Per gli equipaggi, oltre al valore di primaria importanza attribuito alla Bandiera, può assumere un’importanza affettiva
di enorme rilievo anche la propria unità navale in quanto tale, poiché con essa si instaura un legame tanto più forte quanto maggiore è l’impegno che si è profuso per essa.
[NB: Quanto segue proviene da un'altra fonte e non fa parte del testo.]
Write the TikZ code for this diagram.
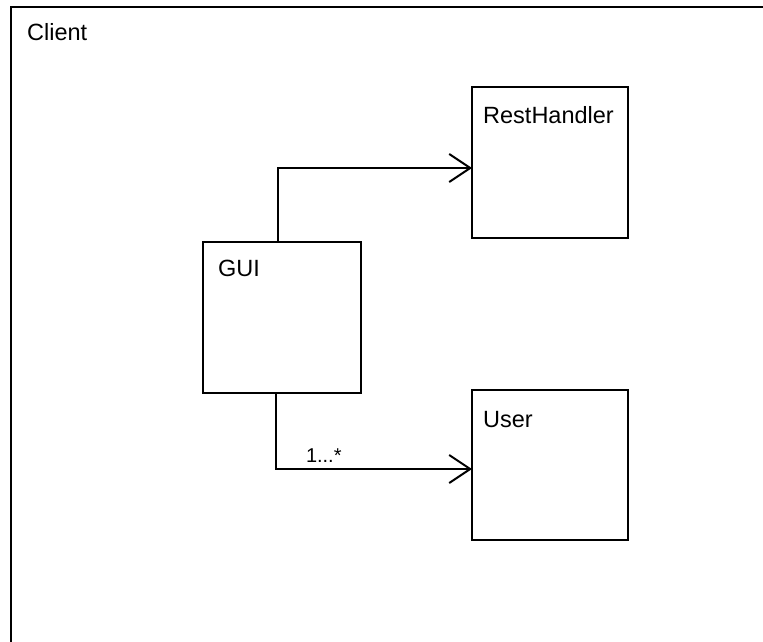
\documentclass[tikz,border=0pt]{standalone}
\usepackage{fontspec}
\setmainfont{Liberation Sans}
\usetikzlibrary{arrows.meta}
\begin{document}
\begin{tikzpicture}[x=1pt,y=-1pt,
  box/.style={draw, line width=2pt, fill=white, inner sep=0pt, outer sep=0pt, anchor=north west},
  lbl/.style={anchor=base west, inner sep=0pt, font=\fontsize{23.5}{28}\selectfont},
  conn/.style={draw, line width=2pt, -{Straight Barb[length=21pt,width=28pt,line width=2pt]}}]
  \useasboundingbox (0,0) rectangle (763,642);
  \fill[white] (0,0) rectangle (763,642);
  \begin{scope}
    \clip (0,0) rectangle (763,642);
    % package frame, running past the page on the right and bottom
    \draw[line width=2.4pt] (11,7) rectangle (820,700);
  \end{scope}
  \node[lbl] (client) at (27,41) {Client};

  % classes
  \node[box, minimum width=156pt, minimum height=151pt] (rest) at (472,87) {};
  \node[box, minimum width=158pt, minimum height=151pt] (gui) at (203,242) {};
  \node[box, minimum width=156pt, minimum height=150pt] (user) at (472,390) {};

  \node[lbl] (restlbl) at (483,123) {RestHandler};
  \node[lbl] (guilbl) at (218,276) {GUI};
  \node[lbl] (userlbl) at (483,427) {User};

  % associations
  \draw[conn] ([xshift=-4pt]gui.north) |- ([yshift=-5.5pt]rest.west);
  \draw[conn] ([xshift=-6pt]gui.south) |- ([yshift=-4pt]user.west)
    node[pos=0.5, anchor=base west, inner sep=0pt, xshift=29pt, yshift=7pt,
         font=\fontsize{20}{24}\selectfont] (mult) {1...*};
\end{tikzpicture}
\end{document}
[13] Il Capitano di Corvetta
Salvatore Todaro era stato uno dei comandanti più carismatici nell’ambito dei sommergibili oceanici di Betasom. I brillanti successi da lui conseguiti con il Cappellini contro il naviglio nemico erano rimasti memorabili anche per i suoi gesti di umanità. Va ricordata a tal proposito anche la lettera che la madre di uno dei naufraghi del Kabalo, da lui salvati, gli inviò nel novembre 1940 per il tramite del Ministero della Marina: “Signore, fortunato il Paese che ha dei figli come voi! I nostri giornali pubblicano il racconto di come avete agito nei confronti di una nave che il vostro dovere ha obbligato a silurare. Vi è un eroismo barbaro e un altro davanti al quale l’anima si inginocchia: questo è il vostro … Siate Benedetto per la vostra bontà, che fa di voi un Eroe non soltanto per l’Italia ma per l’Umanità.”
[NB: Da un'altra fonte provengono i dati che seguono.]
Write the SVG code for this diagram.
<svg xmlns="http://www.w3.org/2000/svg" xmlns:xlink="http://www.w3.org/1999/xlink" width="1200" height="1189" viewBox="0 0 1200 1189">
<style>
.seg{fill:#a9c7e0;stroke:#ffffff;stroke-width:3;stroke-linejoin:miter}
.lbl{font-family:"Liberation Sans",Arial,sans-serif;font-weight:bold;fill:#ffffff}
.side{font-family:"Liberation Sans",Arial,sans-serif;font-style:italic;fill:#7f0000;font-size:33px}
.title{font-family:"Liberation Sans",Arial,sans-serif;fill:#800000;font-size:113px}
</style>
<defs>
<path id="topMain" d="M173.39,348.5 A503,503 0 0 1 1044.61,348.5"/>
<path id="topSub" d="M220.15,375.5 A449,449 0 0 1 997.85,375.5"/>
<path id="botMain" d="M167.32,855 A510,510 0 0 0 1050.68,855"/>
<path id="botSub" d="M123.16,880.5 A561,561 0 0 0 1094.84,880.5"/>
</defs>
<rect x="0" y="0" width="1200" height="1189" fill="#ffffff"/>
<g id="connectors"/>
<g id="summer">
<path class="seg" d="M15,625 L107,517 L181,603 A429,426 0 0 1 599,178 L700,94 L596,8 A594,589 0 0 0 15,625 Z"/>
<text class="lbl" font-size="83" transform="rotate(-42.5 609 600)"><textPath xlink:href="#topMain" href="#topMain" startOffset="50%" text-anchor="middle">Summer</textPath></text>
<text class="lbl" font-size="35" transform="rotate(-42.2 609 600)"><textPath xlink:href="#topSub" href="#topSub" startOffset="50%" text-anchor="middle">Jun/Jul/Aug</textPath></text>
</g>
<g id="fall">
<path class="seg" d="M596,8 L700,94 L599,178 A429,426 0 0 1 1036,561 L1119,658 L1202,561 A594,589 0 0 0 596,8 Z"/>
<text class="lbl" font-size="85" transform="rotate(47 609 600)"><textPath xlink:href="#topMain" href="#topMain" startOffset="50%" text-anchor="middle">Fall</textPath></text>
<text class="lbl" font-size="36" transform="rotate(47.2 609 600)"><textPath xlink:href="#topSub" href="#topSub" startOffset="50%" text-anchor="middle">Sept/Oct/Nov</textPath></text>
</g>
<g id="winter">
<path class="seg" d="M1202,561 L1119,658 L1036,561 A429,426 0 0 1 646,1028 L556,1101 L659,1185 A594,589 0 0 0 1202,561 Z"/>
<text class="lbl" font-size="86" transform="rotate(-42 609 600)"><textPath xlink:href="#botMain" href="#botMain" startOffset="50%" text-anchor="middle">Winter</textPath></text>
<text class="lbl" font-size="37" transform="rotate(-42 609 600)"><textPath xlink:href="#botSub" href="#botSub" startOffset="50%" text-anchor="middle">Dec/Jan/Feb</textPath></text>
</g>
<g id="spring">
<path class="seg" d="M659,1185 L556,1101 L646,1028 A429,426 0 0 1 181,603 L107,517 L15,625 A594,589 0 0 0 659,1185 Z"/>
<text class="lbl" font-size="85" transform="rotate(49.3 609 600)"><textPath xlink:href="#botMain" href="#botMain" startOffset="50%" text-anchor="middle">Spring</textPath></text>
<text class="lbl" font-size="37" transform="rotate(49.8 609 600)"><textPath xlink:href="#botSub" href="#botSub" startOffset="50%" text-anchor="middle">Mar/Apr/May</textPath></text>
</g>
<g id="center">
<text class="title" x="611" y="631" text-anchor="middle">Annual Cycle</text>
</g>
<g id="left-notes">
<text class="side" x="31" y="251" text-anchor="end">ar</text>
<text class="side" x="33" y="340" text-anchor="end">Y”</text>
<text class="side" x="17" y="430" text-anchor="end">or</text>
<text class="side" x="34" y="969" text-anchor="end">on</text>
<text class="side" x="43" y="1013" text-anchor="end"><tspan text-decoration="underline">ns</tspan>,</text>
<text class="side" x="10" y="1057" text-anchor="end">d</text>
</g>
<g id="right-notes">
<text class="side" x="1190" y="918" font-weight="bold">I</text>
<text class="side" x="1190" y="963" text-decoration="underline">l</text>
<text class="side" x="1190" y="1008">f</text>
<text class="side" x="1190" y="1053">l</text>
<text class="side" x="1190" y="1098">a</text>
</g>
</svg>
Con il suo coraggio e con l’esempio, egli aveva abituato l’equipaggio del Cappellini alle imprese egregie ed era poi morto da eroe, dopo aver compiuto altre memorabili gesta con la Decima Flottiglia MAS nelle acque del Mar Nero e del Nord-Africa. Nella motivazione della Medaglia d'Oro al Valor Militare, conferitagli alla memoria, vi è scritto, fra l’altro: “Capacissimo, volitivo, tenace, aggressivo, arditissimo, … dimostrava al nemico come sanno combattere e vincere i marinai d'Italia.”
Il nome di Salvatore Todaro è stato dato dalla Marina ad un modernissimo sottomarino entrato in servizio nel 2006.
[14] Oltre alle perplessità ed ai rifiuti già segnalati per le navi provenienti da La Spezia e Genova (cfr. nota 7), analoghi sentimenti si registrarono anche presso la base navale di Taranto. Poiché anche lì nessuno dubitava che la sola via d'uscita accettabile fosse quella dell'auto-affondamento delle navi, l’ordine di partire per Malta, giunto il 9 settembre, fu accolto con sgomento e provocò anche episodi di aperta ribellione. L’ammiraglio Giovanni Galati, che manifestò il suo rifiuto di consegnare agli Inglesi la sua Divisione Incrociatori (Luigi Cadorna, Pompeo Magno e Scipione Africano), fu sbarcato, arrestato e rinchiuso in fortezza. L'approntamento alla navigazione della corazzata Giulio Cesare venne invece ritardato dall'ostilità dell'equipaggio, che non voleva consegnarsi al nemico: questa nave giunse pertanto a Malta con un giorno di ritardo. Dei seri fermenti si verificarono nella stessa base navale di Taranto anche l'anno successivo, quando si seppe che era stato arrestato il Comandante Fecia di Cossato, rifiutatosi di obbedire al nuovo governo (Bonomi II) che non aveva giurato fedeltà al Re.
[15] Questo problema è evidenziato molto chiaramente in quello che scrisse l’Ammiraglio de Courten circa le sue preoccupazioni nel pomeriggio dell’8 settembre: “mi pareva urgente ed indispensabile esaminare la situazione morale della Squadra da battaglia, la quale, essendo pronta ad andare a combattere, e quindi portata a quella temperatura che era indispensabile per affrontare una prova suprema, veniva a trovarsi da un momento all'altro nelle condizioni di dover invece praticamente consegnarsi nelle mani del nemico”.